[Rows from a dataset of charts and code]
=-=-=-=-=

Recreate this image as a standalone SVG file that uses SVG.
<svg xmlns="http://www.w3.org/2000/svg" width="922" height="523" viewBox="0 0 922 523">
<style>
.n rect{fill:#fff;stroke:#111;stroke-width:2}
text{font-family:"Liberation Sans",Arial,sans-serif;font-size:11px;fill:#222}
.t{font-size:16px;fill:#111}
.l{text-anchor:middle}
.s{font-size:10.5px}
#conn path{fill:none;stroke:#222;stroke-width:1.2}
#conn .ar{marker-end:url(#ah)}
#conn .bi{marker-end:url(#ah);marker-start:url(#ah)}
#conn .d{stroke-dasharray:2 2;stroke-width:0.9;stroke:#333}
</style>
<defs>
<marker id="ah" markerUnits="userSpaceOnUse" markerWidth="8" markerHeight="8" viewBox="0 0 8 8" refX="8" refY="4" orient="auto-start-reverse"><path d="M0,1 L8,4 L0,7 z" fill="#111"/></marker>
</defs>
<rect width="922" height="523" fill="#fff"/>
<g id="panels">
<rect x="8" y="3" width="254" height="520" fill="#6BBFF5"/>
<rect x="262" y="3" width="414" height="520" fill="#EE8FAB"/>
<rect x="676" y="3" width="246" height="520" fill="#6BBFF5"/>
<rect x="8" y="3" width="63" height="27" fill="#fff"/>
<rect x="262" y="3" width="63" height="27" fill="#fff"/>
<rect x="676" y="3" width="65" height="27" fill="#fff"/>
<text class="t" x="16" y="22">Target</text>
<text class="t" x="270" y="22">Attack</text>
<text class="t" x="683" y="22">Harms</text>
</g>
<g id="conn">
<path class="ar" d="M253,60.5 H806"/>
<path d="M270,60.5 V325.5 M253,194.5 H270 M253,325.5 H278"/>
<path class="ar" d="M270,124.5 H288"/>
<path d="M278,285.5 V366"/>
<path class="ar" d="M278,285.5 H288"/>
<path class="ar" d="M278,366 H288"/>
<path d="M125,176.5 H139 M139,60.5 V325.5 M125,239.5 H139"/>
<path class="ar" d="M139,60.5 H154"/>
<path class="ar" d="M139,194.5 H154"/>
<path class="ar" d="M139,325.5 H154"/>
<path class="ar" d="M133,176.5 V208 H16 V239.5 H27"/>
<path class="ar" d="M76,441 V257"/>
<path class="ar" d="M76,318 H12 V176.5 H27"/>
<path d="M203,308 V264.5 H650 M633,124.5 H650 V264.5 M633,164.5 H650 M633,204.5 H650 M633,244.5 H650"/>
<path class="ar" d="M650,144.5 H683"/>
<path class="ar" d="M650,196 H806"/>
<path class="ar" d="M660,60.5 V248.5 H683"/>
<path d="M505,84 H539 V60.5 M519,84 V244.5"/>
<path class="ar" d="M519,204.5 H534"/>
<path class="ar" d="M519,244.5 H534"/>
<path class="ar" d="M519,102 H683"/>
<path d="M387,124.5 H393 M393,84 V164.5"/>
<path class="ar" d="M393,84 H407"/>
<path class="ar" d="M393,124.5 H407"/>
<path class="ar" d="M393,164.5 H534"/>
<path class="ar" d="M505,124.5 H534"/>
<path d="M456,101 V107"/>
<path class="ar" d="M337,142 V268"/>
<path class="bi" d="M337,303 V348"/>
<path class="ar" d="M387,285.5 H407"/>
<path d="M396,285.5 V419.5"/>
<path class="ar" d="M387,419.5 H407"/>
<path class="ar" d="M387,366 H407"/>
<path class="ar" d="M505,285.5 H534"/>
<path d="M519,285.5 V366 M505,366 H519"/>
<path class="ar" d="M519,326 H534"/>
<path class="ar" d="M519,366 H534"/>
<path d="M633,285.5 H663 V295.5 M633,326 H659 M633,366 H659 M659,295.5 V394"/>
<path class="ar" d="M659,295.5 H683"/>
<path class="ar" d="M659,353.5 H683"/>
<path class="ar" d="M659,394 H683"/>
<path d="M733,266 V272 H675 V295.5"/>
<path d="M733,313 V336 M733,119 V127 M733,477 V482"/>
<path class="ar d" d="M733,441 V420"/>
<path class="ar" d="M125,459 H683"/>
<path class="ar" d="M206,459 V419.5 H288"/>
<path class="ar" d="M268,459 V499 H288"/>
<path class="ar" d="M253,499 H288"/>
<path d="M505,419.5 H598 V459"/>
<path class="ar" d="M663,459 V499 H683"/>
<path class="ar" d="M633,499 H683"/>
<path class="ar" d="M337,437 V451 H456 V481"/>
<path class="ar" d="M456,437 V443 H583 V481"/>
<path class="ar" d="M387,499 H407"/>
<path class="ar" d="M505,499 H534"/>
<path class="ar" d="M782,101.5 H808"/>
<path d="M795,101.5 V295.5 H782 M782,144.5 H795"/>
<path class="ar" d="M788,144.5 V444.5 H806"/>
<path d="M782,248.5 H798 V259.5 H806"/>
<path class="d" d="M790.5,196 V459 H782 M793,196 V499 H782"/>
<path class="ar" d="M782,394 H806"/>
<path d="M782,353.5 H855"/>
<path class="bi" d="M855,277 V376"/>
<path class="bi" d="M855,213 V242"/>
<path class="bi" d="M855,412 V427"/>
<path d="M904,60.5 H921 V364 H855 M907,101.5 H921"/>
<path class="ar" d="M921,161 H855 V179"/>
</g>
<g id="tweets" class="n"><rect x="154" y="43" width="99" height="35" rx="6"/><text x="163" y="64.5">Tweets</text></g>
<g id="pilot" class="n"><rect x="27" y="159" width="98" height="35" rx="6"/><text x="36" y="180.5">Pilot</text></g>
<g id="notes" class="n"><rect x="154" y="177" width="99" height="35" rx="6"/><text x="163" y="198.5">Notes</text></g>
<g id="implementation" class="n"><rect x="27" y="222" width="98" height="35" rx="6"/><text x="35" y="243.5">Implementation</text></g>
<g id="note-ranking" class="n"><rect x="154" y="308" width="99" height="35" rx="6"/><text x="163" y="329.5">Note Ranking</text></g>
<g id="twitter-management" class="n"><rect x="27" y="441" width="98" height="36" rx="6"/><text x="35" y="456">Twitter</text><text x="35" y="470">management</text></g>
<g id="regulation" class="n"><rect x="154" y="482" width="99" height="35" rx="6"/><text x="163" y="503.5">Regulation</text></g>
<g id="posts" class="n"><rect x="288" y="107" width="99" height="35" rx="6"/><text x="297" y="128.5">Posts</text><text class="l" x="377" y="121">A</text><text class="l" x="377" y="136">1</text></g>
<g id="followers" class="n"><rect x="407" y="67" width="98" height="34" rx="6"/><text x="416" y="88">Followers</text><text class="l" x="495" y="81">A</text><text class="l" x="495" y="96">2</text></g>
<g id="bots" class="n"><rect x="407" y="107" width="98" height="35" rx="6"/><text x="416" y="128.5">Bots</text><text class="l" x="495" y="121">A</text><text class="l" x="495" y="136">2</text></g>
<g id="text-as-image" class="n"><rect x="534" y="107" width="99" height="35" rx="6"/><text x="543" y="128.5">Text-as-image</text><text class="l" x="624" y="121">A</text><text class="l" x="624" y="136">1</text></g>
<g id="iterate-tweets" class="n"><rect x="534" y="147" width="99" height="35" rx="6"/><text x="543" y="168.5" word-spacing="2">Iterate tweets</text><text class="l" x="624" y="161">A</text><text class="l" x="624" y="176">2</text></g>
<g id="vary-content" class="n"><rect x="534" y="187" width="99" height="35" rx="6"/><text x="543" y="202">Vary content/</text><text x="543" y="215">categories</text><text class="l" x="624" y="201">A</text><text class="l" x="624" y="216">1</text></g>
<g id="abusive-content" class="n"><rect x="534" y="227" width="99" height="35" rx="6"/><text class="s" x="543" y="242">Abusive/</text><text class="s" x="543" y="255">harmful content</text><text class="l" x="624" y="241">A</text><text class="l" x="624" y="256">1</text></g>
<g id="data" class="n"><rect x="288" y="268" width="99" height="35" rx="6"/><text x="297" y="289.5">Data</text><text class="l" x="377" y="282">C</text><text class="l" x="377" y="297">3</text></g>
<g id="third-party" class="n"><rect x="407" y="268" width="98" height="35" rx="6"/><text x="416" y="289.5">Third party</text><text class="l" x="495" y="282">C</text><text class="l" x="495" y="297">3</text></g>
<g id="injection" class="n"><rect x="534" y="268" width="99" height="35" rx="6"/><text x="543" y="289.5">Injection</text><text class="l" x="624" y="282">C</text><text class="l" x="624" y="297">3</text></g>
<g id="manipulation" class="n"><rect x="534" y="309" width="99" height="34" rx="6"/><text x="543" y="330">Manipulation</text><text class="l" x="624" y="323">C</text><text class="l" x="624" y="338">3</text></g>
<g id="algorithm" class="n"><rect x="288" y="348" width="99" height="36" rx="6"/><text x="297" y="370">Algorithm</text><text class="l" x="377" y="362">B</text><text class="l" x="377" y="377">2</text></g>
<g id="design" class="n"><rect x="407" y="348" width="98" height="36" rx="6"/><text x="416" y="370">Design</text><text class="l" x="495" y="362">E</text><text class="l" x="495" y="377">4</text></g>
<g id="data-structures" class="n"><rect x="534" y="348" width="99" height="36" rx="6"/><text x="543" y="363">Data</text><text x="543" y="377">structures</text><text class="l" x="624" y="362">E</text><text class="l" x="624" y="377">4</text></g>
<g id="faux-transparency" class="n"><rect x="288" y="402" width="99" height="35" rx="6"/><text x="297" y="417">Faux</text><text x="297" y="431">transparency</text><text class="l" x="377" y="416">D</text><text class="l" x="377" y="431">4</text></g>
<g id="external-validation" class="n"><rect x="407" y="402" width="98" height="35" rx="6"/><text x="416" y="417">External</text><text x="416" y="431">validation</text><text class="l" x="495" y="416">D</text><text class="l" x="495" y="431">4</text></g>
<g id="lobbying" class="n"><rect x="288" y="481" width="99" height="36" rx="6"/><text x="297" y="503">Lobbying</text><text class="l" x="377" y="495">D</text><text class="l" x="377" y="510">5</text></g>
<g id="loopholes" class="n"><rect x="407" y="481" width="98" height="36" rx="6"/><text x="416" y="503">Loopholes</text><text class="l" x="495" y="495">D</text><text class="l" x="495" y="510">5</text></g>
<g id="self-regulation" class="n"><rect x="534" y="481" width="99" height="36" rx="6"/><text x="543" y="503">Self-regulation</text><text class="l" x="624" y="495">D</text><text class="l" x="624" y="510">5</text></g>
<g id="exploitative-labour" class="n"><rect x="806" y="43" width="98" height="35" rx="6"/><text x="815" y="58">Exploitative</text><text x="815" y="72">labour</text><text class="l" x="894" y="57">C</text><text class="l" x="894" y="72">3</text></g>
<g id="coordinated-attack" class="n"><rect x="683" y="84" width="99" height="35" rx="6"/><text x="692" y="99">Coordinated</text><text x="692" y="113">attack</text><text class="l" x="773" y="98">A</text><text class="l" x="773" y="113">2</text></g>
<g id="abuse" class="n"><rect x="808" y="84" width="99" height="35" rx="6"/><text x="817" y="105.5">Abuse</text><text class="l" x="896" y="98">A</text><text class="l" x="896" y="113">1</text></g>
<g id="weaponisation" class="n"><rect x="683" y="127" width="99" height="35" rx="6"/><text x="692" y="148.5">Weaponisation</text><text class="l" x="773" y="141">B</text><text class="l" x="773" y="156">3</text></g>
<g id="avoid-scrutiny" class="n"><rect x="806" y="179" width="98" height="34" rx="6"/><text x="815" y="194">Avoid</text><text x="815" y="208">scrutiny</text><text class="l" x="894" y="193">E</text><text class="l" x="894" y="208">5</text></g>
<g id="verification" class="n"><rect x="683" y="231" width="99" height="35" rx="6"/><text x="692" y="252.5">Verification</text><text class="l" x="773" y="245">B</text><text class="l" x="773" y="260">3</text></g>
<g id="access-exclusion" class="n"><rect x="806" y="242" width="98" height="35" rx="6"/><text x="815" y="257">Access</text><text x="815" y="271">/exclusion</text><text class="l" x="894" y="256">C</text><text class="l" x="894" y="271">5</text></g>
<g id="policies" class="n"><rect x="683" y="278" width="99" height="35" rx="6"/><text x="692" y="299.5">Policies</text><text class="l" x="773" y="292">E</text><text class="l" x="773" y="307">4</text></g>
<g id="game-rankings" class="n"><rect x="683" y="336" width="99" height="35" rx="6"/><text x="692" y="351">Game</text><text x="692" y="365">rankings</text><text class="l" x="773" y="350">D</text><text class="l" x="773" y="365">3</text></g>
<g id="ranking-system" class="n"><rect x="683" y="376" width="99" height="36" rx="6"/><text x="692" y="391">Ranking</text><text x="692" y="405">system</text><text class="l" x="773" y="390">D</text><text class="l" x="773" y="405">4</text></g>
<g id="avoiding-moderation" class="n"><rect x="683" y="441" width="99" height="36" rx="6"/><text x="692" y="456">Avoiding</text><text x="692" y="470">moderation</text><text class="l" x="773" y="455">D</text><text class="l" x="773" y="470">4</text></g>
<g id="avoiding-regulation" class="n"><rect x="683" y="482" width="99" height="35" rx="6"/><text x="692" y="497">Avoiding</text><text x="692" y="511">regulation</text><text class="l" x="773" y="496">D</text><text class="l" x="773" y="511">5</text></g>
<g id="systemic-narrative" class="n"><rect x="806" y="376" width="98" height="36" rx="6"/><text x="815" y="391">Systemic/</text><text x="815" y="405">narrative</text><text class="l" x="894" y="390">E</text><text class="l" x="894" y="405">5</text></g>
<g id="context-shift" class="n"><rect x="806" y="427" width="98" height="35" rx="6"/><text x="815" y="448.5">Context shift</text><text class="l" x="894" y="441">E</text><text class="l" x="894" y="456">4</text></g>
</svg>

=-=-=-=-=

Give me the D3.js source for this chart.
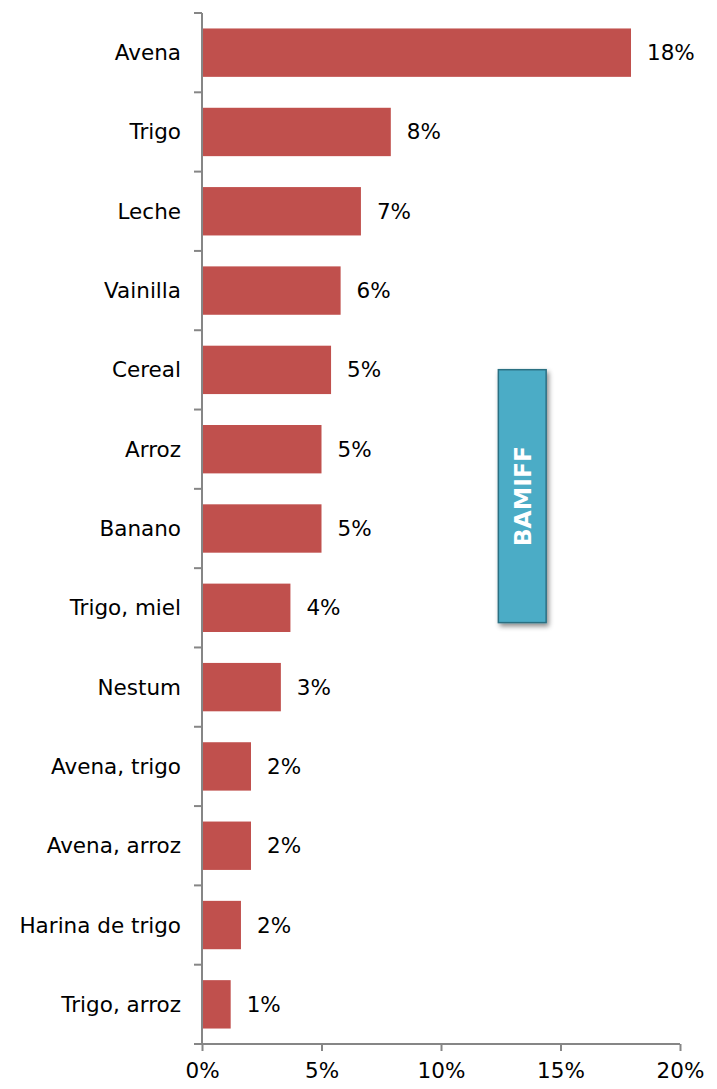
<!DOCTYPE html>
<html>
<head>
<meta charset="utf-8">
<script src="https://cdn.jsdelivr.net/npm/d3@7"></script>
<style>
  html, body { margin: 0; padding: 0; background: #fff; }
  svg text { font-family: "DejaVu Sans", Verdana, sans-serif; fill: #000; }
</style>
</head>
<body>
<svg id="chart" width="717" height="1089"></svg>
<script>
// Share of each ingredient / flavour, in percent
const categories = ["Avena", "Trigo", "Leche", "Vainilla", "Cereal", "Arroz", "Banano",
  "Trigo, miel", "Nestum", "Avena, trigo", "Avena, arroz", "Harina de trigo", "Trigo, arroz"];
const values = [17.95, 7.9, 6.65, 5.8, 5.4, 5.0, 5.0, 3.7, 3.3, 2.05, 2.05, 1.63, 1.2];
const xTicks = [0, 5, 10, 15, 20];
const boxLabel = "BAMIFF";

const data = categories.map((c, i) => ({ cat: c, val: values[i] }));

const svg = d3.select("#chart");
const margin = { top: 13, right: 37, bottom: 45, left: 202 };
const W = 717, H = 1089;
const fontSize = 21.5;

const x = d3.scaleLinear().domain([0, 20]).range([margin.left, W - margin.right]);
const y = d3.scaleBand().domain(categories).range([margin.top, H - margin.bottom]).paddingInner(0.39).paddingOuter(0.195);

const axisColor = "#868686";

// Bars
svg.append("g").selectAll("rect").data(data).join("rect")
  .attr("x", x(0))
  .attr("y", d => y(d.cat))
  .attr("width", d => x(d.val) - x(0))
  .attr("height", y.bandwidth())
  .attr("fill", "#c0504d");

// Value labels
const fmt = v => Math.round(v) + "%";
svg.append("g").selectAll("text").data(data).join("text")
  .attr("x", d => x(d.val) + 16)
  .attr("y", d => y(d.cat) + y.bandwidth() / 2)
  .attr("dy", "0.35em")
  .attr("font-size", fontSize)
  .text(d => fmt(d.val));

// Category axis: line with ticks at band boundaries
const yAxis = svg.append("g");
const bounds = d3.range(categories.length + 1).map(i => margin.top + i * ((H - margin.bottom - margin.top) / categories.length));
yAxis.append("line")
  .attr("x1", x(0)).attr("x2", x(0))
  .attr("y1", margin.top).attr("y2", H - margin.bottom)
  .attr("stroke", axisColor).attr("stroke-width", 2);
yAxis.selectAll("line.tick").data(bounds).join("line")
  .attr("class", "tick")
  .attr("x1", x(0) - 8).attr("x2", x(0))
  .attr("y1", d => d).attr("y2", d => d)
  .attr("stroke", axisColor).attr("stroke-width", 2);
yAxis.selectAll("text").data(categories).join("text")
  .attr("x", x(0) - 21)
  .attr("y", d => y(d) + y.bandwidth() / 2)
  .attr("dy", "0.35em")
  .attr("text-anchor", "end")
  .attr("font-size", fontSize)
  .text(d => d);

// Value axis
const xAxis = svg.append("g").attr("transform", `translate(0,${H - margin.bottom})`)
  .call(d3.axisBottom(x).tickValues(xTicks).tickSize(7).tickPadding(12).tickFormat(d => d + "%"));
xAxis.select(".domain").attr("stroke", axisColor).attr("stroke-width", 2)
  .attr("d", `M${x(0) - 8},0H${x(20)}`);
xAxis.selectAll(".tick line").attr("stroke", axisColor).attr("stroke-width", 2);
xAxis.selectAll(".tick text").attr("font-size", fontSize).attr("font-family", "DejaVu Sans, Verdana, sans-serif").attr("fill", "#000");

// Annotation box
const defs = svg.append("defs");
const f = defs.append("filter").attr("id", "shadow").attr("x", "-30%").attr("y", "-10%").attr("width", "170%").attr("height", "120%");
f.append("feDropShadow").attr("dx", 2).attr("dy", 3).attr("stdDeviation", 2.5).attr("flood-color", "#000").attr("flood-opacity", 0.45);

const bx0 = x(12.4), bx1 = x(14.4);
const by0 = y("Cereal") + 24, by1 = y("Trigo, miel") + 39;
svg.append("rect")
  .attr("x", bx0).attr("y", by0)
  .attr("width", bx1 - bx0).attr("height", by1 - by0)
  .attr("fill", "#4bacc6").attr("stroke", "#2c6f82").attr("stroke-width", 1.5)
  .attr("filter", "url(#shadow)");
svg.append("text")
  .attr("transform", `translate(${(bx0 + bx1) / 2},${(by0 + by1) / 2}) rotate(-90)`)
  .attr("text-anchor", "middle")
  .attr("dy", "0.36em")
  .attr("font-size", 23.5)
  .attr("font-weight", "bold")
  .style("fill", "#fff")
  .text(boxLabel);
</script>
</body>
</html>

=-=-=-=-=

(Aim) Above are records with pictures. Reproduce exactly only the lines from the line with "Give me the D3.js source for this chart." through the line with "const fontSize = 21.5;", both ends included, and leave the pictures out.

(Correct output)
Give me the D3.js source for this chart.
<!DOCTYPE html>
<html>
<head>
<meta charset="utf-8">
<script src="https://cdn.jsdelivr.net/npm/d3@7"></script>
<style>
  html, body { margin: 0; padding: 0; background: #fff; }
  svg text { font-family: "DejaVu Sans", Verdana, sans-serif; fill: #000; }
</style>
</head>
<body>
<svg id="chart" width="717" height="1089"></svg>
<script>
// Share of each ingredient / flavour, in percent
const categories = ["Avena", "Trigo", "Leche", "Vainilla", "Cereal", "Arroz", "Banano",
  "Trigo, miel", "Nestum", "Avena, trigo", "Avena, arroz", "Harina de trigo", "Trigo, arroz"];
const values = [17.95, 7.9, 6.65, 5.8, 5.4, 5.0, 5.0, 3.7, 3.3, 2.05, 2.05, 1.63, 1.2];
const xTicks = [0, 5, 10, 15, 20];
const boxLabel = "BAMIFF";

const data = categories.map((c, i) => ({ cat: c, val: values[i] }));

const svg = d3.select("#chart");
const margin = { top: 13, right: 37, bottom: 45, left: 202 };
const W = 717, H = 1089;
const fontSize = 21.5;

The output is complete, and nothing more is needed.